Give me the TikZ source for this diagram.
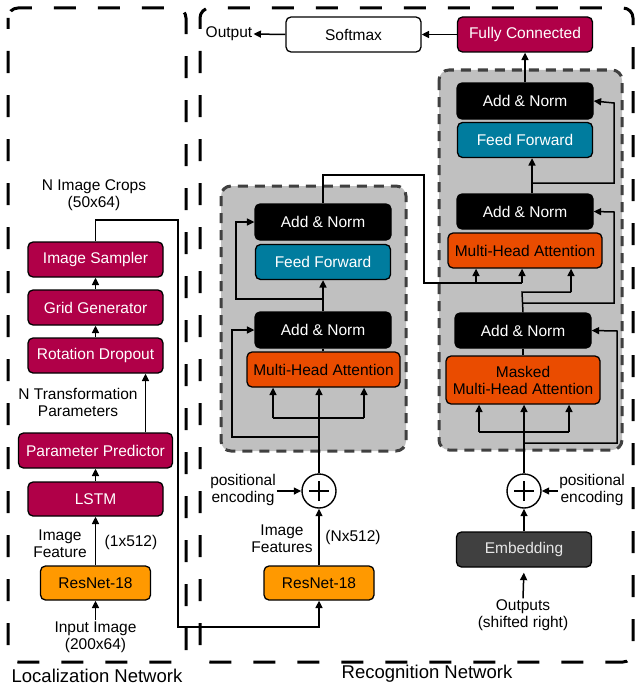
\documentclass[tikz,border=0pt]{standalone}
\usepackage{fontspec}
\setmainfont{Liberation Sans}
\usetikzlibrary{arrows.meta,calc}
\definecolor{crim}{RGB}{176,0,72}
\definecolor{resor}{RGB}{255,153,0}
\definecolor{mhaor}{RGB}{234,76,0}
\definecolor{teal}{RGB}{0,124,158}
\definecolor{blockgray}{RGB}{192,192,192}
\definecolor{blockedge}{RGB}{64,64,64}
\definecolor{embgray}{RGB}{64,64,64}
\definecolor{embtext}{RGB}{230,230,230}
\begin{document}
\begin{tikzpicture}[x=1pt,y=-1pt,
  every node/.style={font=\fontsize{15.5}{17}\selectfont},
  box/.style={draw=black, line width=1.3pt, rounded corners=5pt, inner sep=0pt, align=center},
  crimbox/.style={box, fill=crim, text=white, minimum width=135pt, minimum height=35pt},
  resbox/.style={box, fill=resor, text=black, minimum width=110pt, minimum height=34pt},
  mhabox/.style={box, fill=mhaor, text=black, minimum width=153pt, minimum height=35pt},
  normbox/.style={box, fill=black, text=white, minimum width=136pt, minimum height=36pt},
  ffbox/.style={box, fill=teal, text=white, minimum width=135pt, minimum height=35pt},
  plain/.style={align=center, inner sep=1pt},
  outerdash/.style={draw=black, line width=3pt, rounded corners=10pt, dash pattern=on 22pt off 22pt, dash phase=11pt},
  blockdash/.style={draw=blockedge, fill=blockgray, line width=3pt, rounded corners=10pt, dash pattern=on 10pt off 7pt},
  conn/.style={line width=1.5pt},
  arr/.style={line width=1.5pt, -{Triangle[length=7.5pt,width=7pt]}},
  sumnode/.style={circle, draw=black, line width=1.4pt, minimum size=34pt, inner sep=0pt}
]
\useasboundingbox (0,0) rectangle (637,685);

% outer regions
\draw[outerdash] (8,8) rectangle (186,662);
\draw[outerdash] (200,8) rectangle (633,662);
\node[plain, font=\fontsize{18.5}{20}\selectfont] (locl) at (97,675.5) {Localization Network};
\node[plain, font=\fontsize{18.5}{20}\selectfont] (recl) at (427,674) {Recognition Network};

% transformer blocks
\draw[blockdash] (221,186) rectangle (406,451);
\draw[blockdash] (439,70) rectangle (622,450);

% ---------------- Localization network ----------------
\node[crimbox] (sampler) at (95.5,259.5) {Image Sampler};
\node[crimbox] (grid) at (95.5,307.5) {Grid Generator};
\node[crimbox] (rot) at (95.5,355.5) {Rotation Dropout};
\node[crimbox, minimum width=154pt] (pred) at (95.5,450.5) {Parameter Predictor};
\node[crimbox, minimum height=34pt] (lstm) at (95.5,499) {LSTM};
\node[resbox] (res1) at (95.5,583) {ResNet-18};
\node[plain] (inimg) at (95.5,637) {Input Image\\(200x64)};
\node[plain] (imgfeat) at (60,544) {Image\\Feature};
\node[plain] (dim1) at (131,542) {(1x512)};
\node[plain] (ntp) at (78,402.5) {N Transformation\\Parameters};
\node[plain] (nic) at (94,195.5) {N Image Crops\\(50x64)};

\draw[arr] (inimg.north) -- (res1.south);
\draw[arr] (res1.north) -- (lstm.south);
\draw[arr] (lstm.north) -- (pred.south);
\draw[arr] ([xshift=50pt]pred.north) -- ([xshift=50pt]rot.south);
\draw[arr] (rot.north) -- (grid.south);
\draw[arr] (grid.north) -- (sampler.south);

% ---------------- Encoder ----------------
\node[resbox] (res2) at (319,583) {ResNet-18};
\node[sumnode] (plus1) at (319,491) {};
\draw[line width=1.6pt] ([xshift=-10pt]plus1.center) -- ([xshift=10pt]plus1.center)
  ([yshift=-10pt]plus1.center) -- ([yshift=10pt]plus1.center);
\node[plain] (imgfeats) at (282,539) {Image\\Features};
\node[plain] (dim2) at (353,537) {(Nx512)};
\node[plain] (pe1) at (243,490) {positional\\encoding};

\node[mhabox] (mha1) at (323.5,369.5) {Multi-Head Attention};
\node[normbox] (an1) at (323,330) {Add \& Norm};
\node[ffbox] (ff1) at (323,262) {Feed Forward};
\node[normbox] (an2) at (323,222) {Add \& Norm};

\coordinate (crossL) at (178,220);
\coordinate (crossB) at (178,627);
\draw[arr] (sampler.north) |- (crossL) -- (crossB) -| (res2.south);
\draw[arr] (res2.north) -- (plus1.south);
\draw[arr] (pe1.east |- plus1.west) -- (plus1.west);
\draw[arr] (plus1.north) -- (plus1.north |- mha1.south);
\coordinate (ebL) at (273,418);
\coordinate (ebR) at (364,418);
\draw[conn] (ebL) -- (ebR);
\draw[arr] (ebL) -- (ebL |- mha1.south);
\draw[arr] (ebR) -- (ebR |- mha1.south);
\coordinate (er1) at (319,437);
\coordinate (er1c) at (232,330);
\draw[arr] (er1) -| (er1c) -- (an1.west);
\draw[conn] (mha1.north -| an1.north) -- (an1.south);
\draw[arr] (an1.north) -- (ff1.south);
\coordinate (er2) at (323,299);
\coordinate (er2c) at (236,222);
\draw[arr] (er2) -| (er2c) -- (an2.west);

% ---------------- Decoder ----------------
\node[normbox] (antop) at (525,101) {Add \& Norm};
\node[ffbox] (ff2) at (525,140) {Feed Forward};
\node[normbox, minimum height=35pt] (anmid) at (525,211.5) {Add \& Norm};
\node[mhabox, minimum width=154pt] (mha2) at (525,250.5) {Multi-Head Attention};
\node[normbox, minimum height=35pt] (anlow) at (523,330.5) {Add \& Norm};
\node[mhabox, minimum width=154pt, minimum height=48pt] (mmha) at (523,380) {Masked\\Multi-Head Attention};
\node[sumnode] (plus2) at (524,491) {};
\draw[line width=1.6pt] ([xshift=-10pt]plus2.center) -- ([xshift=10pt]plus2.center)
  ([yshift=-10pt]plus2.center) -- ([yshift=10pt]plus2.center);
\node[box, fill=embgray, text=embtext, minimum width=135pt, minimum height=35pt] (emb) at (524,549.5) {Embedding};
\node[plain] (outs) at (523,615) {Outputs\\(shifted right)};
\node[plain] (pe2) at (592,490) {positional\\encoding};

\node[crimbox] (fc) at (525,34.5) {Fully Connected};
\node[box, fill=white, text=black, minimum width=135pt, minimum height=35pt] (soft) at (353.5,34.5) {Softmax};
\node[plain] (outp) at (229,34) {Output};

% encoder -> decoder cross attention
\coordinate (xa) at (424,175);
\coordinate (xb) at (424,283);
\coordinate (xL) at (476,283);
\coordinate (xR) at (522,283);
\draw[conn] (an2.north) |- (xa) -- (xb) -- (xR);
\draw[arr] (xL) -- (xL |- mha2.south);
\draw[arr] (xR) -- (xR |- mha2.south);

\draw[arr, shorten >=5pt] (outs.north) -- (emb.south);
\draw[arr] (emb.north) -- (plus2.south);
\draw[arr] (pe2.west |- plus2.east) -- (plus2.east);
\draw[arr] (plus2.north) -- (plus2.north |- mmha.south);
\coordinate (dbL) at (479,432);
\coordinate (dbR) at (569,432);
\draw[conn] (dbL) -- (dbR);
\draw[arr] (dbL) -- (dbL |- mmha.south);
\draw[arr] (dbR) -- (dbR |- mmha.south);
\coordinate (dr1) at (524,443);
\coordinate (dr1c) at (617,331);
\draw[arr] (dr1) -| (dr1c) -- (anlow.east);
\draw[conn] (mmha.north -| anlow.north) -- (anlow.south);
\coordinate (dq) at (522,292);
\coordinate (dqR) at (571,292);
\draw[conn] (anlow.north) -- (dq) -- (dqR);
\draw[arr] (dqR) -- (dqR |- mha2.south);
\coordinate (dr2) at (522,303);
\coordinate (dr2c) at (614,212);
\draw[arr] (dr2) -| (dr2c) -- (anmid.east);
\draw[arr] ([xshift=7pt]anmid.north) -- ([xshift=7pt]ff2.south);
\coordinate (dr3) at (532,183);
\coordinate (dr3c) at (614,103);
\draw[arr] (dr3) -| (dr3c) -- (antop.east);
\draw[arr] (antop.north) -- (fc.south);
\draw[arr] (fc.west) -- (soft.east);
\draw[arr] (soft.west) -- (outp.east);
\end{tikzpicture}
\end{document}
——————————
Exercise directions: Set the lines above down again, word for word, from the first through the one containing "(0,0) rectangle (637,685);"; pictures excluded.

Output below:
Give me the TikZ source for this diagram.
\documentclass[tikz,border=0pt]{standalone}
\usepackage{fontspec}
\setmainfont{Liberation Sans}
\usetikzlibrary{arrows.meta,calc}
\definecolor{crim}{RGB}{176,0,72}
\definecolor{resor}{RGB}{255,153,0}
\definecolor{mhaor}{RGB}{234,76,0}
\definecolor{teal}{RGB}{0,124,158}
\definecolor{blockgray}{RGB}{192,192,192}
\definecolor{blockedge}{RGB}{64,64,64}
\definecolor{embgray}{RGB}{64,64,64}
\definecolor{embtext}{RGB}{230,230,230}
\begin{document}
\begin{tikzpicture}[x=1pt,y=-1pt,
  every node/.style={font=\fontsize{15.5}{17}\selectfont},
  box/.style={draw=black, line width=1.3pt, rounded corners=5pt, inner sep=0pt, align=center},
  crimbox/.style={box, fill=crim, text=white, minimum width=135pt, minimum height=35pt},
  resbox/.style={box, fill=resor, text=black, minimum width=110pt, minimum height=34pt},
  mhabox/.style={box, fill=mhaor, text=black, minimum width=153pt, minimum height=35pt},
  normbox/.style={box, fill=black, text=white, minimum width=136pt, minimum height=36pt},
  ffbox/.style={box, fill=teal, text=white, minimum width=135pt, minimum height=35pt},
  plain/.style={align=center, inner sep=1pt},
  outerdash/.style={draw=black, line width=3pt, rounded corners=10pt, dash pattern=on 22pt off 22pt, dash phase=11pt},
  blockdash/.style={draw=blockedge, fill=blockgray, line width=3pt, rounded corners=10pt, dash pattern=on 10pt off 7pt},
  conn/.style={line width=1.5pt},
  arr/.style={line width=1.5pt, -{Triangle[length=7.5pt,width=7pt]}},
  sumnode/.style={circle, draw=black, line width=1.4pt, minimum size=34pt, inner sep=0pt}
]
\useasboundingbox (0,0) rectangle (637,685);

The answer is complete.